Both Vale and Boeing existential crisis are the result of a series of decisions that spanned over a decade, if not much longer. And those decisions were not always theirs. Indeed they oftentimes lied in the political and regulatory spheres at national and sometimes international level.
Boeing decided to market the Max 8 as part of the 737 family rather than as a plane with wholly different flight characteristics. Indeed a new automated software system was going to “make it fly” like usual. That is like a Segway keeping you standing in a sort of “magic equilibrium”.
Then, when the first crash happened in Indonesia killing 157 passenger, Boeing did not ground all Max 8s. The FAA also failed to act for the reasons we discussed above.
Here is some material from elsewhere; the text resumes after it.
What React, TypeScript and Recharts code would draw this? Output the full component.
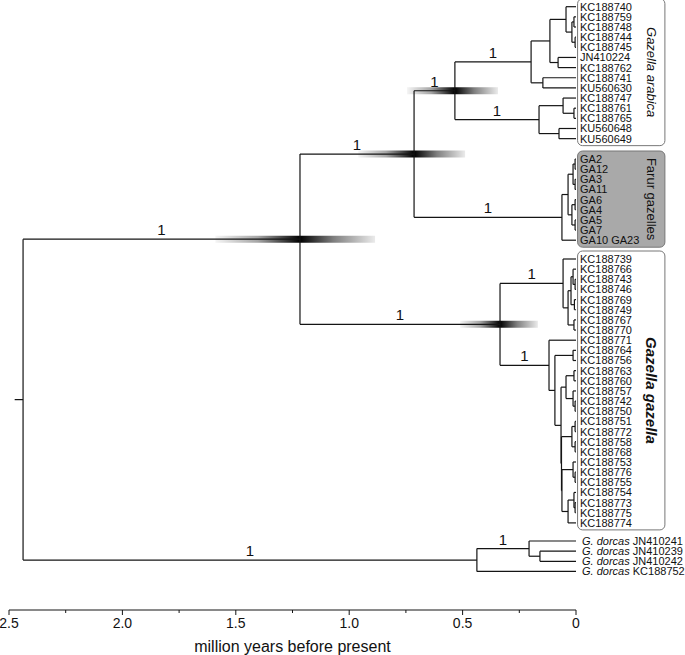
import React from "react";
import { ComposedChart, XAxis, YAxis, ReferenceLine, ReferenceArea, Scatter } from "recharts";

// tip labels, top to bottom
const arabicaTips = ["KC188740", "KC188759", "KC188748", "KC188744", "KC188745", "JN410224", "KC188762", "KC188741", "KU560630", "KC188747", "KC188761", "KC188765", "KU560648", "KU560649"];
const farurTips = ["GA2", "GA12", "GA3", "GA11", "GA6", "GA4", "GA5", "GA7", "GA10 GA23"];
const gazellaTips = ["KC188739", "KC188766", "KC188743", "KC188746", "KC188769", "KC188749", "KC188767", "KC188770", "KC188771", "KC188764", "KC188756", "KC188763", "KC188760", "KC188757", "KC188742", "KC188750", "KC188751", "KC188772", "KC188758", "KC188768", "KC188753", "KC188776", "KC188755", "KC188754", "KC188773", "KC188775", "KC188774"];
const dorcasTips = ["JN410241", "JN410239", "JN410242", "KC188752"];

// internal nodes: id, age (million years before present), children
const nodes: [string, number, string[]][] = [
  ["root", 2.438, ["A", "dor"]],
  ["A", 1.217, ["B", "gaz"]],
  ["B", 0.714, ["ara", "far"]],
  ["ara", 0.534, ["ara1", "ara2"]],
  ["ara1", 0.198, ["ara1a", "ara1b"]],
  ["ara1a", 0.115, ["ara1a1", "ara1a2"]],
  ["ara1a1", 0.044, ["KC188740", "ara1a1x"]],
  ["ara1a1x", 0.018, ["ara1s1", "ara1s2"]],
  ["ara1s1", 0.009, ["KC188759", "KC188748"]],
  ["ara1s2", 0.004, ["KC188744", "KC188745"]],
  ["ara1a2", 0.079, ["JN410224", "KC188762"]],
  ["ara1b", 0.146, ["KC188741", "KU560630"]],
  ["ara2", 0.163, ["ara2a", "ara2b"]],
  ["ara2a", 0.057, ["KC188747", "ara2a1"]],
  ["ara2a1", 0.009, ["KC188761", "KC188765"]],
  ["ara2b", 0.075, ["KU560648", "KU560649"]],
  ["far", 0.062, ["far1", "GA10 GA23"]],
  ["far1", 0.035, ["far1a", "far1b"]],
  ["far1a", 0.013, ["far2", "far3"]],
  ["far2", 0.004, ["GA2", "GA12"]],
  ["far3", 0.004, ["GA3", "GA11"]],
  ["far1b", 0.018, ["far4", "far5"]],
  ["far4", 0.004, ["GA6", "GA4"]],
  ["far5", 0.004, ["GA5", "GA7"]],
  ["gaz", 0.335, ["gz1", "gz2"]],
  ["gz1", 0.057, ["KC188739", "gz1a"]],
  ["gz1a", 0.035, ["gz1b", "gz1c"]],
  ["gz1b", 0.022, ["gz1b1", "gz1b2"]],
  ["gz1b1", 0.013, ["KC188766", "gz1b1x"]],
  ["gz1b1x", 0.004, ["KC188743", "KC188746"]],
  ["gz1b2", 0.007, ["KC188769", "KC188749"]],
  ["gz1c", 0.009, ["KC188767", "KC188770"]],
  ["gz2", 0.119, ["KC188771", "gz2a"]],
  ["gz2a", 0.093, ["gz2a1", "gz2b"]],
  ["gz2a1", 0.013, ["KC188764", "KC188756"]],
  ["gz2b", 0.066, ["gz2c", "gz2d"]],
  ["gz2c", 0.044, ["gz2c1", "gz2c2"]],
  ["gz2c1", 0.009, ["KC188763", "KC188760"]],
  ["gz2c2", 0.013, ["KC188757", "gz2c3"]],
  ["gz2c3", 0.004, ["KC188742", "KC188750"]],
  ["gz2d", 0.064, ["gz2e", "gz2f"]],
  ["gz2e", 0.018, ["gz2e1", "gz2e2"]],
  ["gz2e1", 0.004, ["KC188751", "KC188772"]],
  ["gz2e2", 0.004, ["KC188758", "KC188768"]],
  ["gz2f", 0.062, ["gz2g", "gz2h"]],
  ["gz2g", 0.013, ["KC188753", "gz2g1"]],
  ["gz2g1", 0.004, ["KC188776", "KC188755"]],
  ["gz2h", 0.035, ["gz2h1", "KC188774"]],
  ["gz2h1", 0.009, ["KC188754", "gz2h2"]],
  ["gz2h2", 0.004, ["KC188773", "KC188775"]],
  ["dor", 0.437, ["dor1", "KC188752"]],
  ["dor1", 0.207, ["JN410241", "dor2"]],
  ["dor2", 0.159, ["JN410239", "JN410242"]],
];
const rootStemAge = 2.475;

// posterior support on the branch leading to each node
const supportNodes = ["A", "dor", "B", "gaz", "ara", "far", "ara1", "ara2", "gz1", "gz2", "dor1"];
const supportValues = [1, 1, 1, 1, 1, 1, 1, 1, 1, 1, 1];

// 95% HPD of node ages
const hpdNodes = ["A", "B", "ara", "gaz"];
const hpdUpper = [1.59, 0.96, 0.745, 0.511];
const hpdLower = [0.886, 0.489, 0.344, 0.168];

const ticks = [0, 0.25, 0.5, 0.75, 1, 1.25, 1.5, 1.75, 2, 2.25, 2.5];

// layout
const ROW = 10.15;
const groups = [
  { key: "ara", tips: arabicaTips, top: 6.7, label: "Gazella arabica", fill: "#fff", style: "italic", weight: "normal", size: 13 },
  { key: "far", tips: farurTips, top: 159, label: "Farur gazelles", fill: "#a9a9a9", style: "normal", weight: "normal", size: 13 },
  { key: "gaz", tips: gazellaTips, top: 259, label: "Gazella gazella", fill: "#fff", style: "italic", weight: "bold", size: 15 },
  { key: "dor", tips: dorcasTips, top: 541, label: "", fill: "none", style: "normal", weight: "normal", size: 0 },
];
const BOX_X = [-0.007, -0.392];
const INK = "#141414";

const yOf: Record<string, number> = {};
const ageOf: Record<string, number> = {};
const kids: Record<string, string[]> = {};
const tipData: { x: number; y: number; name: string; dorcas: boolean }[] = [];
groups.forEach((g) =>
  g.tips.forEach((t, i) => {
    yOf[t] = g.top + i * ROW;
    ageOf[t] = 0;
    tipData.push({ x: 0, y: yOf[t], name: t, dorcas: g.key === "dor" });
  })
);
nodes.forEach(([id, age, ch]) => {
  ageOf[id] = age;
  kids[id] = ch;
});
function place(id: string): number {
  if (yOf[id] !== undefined) return yOf[id];
  const ys = kids[id].map(place);
  yOf[id] = ys.reduce((a, b) => a + b, 0) / ys.length;
  return yOf[id];
}
place("root");

const supportOf: Record<string, number> = {};
supportNodes.forEach((n, i) => (supportOf[n] = supportValues[i]));

type Seg = { key: string; a: { x: number; y: number }; b: { x: number; y: number }; support?: number };
const segs: Seg[] = [];
nodes.forEach(([id, age, ch]) => {
  const ys = ch.map((c) => yOf[c]);
  segs.push({ key: id + "-v", a: { x: age, y: Math.min(...ys) }, b: { x: age, y: Math.max(...ys) } });
  ch.forEach((c) =>
    segs.push({ key: c + "-h", a: { x: age, y: yOf[c] }, b: { x: ageOf[c], y: yOf[c] }, support: supportOf[c] })
  );
});
segs.push({ key: "stem", a: { x: rootStemAge, y: yOf.root }, b: { x: ageOf.root, y: yOf.root } });

function AxisTick(props: any) {
  const { x, y, payload } = props;
  const v = payload.value as number;
  const major = Math.abs(v * 2 - Math.round(v * 2)) < 1e-6;
  return (
    <g>
      <line x1={x} x2={x} y1={y} y2={y + (major ? 5 : 3)} stroke={INK} />
      {major && (
        <text x={x} y={y + 18} textAnchor="middle" fontSize={14} fill="#111">
          {v === 0 ? "0" : v.toFixed(1)}
        </text>
      )}
    </g>
  );
}

function TipLabel(props: any) {
  const { cx, cy, payload } = props;
  return (
    <text x={cx + (payload.dorcas ? 6 : 4)} y={cy} dy="0.36em" fontSize={11} fill="#111">
      {payload.dorcas && <tspan fontStyle="italic">G. dorcas </tspan>}
      {payload.name}
    </text>
  );
}

function cladeBox(g: (typeof groups)[number]) {
  return (p: any) => (
    <g>
      <rect x={p.x} y={p.y} width={p.width} height={p.height} rx={5} ry={5} fill={g.fill} stroke="#777" strokeWidth={1} />
      <text
        x={0}
        y={0}
        transform={`translate(${p.x + p.width - 13},${p.y + p.height / 2}) rotate(90)`}
        textAnchor="middle"
        dy="0.36em"
        fontSize={g.size}
        fontStyle={g.style}
        fontWeight={g.weight}
        fill="#111"
      >
        {g.label}
      </text>
    </g>
  );
}

export default function App() {
  return (
    <div style={{ position: "absolute", left: 0, top: 0, fontFamily: "'Liberation Sans', Arial, sans-serif" }}>
      <ComposedChart width={685} height={655} margin={{ top: 0, right: 109, bottom: 0, left: 9 }}>
        <defs>
          {hpdNodes.map((n, i) => {
            const p = (hpdUpper[i] - ageOf[n]) / (hpdUpper[i] - hpdLower[i]);
            return (
              <linearGradient key={n} id={`hpd-${n}`} x1="0" x2="1" y1="0" y2="0">
                <stop offset={0} stopColor="#000" stopOpacity={0.04} />
                <stop offset={p * 0.5} stopColor="#000" stopOpacity={0.35} />
                <stop offset={p} stopColor="#000" stopOpacity={1} />
                <stop offset={p + (1 - p) * 0.45} stopColor="#000" stopOpacity={0.5} />
                <stop offset={1} stopColor="#000" stopOpacity={0.08} />
              </linearGradient>
            );
          })}
        </defs>
        <XAxis
          type="number"
          dataKey="x"
          domain={[0, 2.5]}
          reversed
          ticks={ticks}
          interval={0}
          height={45}
          tickLine={false}
          tickSize={0}
          tickMargin={0}
          axisLine={{ stroke: INK }}
          tick={<AxisTick />}
          label={{ value: "million years before present", position: "insideBottom", offset: 3, fontSize: 16, fill: "#111" }}
        />
        <YAxis type="number" dataKey="y" domain={[0, 610]} reversed hide width={0} />
        {groups
          .filter((g) => g.label)
          .map((g) => (
            <ReferenceArea
              key={`box-${g.key}`}
              x1={BOX_X[0]}
              x2={BOX_X[1]}
              y1={yOf[g.tips[0]] - 8}
              y2={yOf[g.tips[g.tips.length - 1]] + 7}
              ifOverflow="visible"
              shape={cladeBox(g)}
            />
          ))}
        {hpdNodes.map((n, i) => (
          <ReferenceArea
            key={`hpd-${n}`}
            x1={hpdUpper[i]}
            x2={hpdLower[i]}
            y1={yOf[n] - 3.5}
            y2={yOf[n] + 3.5}
            fill={`url(#hpd-${n})`}
            fillOpacity={1}
            stroke="none"
            ifOverflow="visible"
          />
        ))}
        {segs.map((s) => (
          <ReferenceLine
            key={s.key}
            segment={[s.a, s.b]}
            stroke={INK}
            strokeWidth={1.2}
            ifOverflow="visible"
            label={s.support !== undefined ? { value: String(s.support), position: "top", fontSize: 15, fill: "#111", offset: 4 } : undefined}
          />
        ))}
        <Scatter data={tipData} shape={<TipLabel />} isAnimationActive={false} />
      </ComposedChart>
    </div>
  );
}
A similar story is happening worldwide with tailings dams. After Samarco and Mount Polley failures, some codes were changed, owners and operators conducted an analysis on the cause of failure but no one reviewed the potential systemic problems until a couple weeks ago when the ICMM has declared they will undertake a in depth revision and produce new rules and large investors have asked for some new level of transparency. And most likely, no one will discuss common practices for risk assessment that, in our opinion, are the root cause of many mishaps and accidents (Oroville…).
Oftentimes, in the mining industry, dams’ initial designs require expansions to cover the needs of new reserves. This is often similar to adding new larger engines on an old plane design.
Only a holistic approach giving a relative risk for each dam in a single owner or country-wide portfolio will offer a true solution to enhanced safety though reasonable and transparent mitigative roadmap.
Communicating in a transparent way with the public and stakeholders is fundamental. Because no one will be able to “ground” all the dams like we can do with airplanes. With dams the horizon is probably nearer to a decade than to a day.
The solution exist and need to be a root-and-branch overhaul instead than a quick-fix.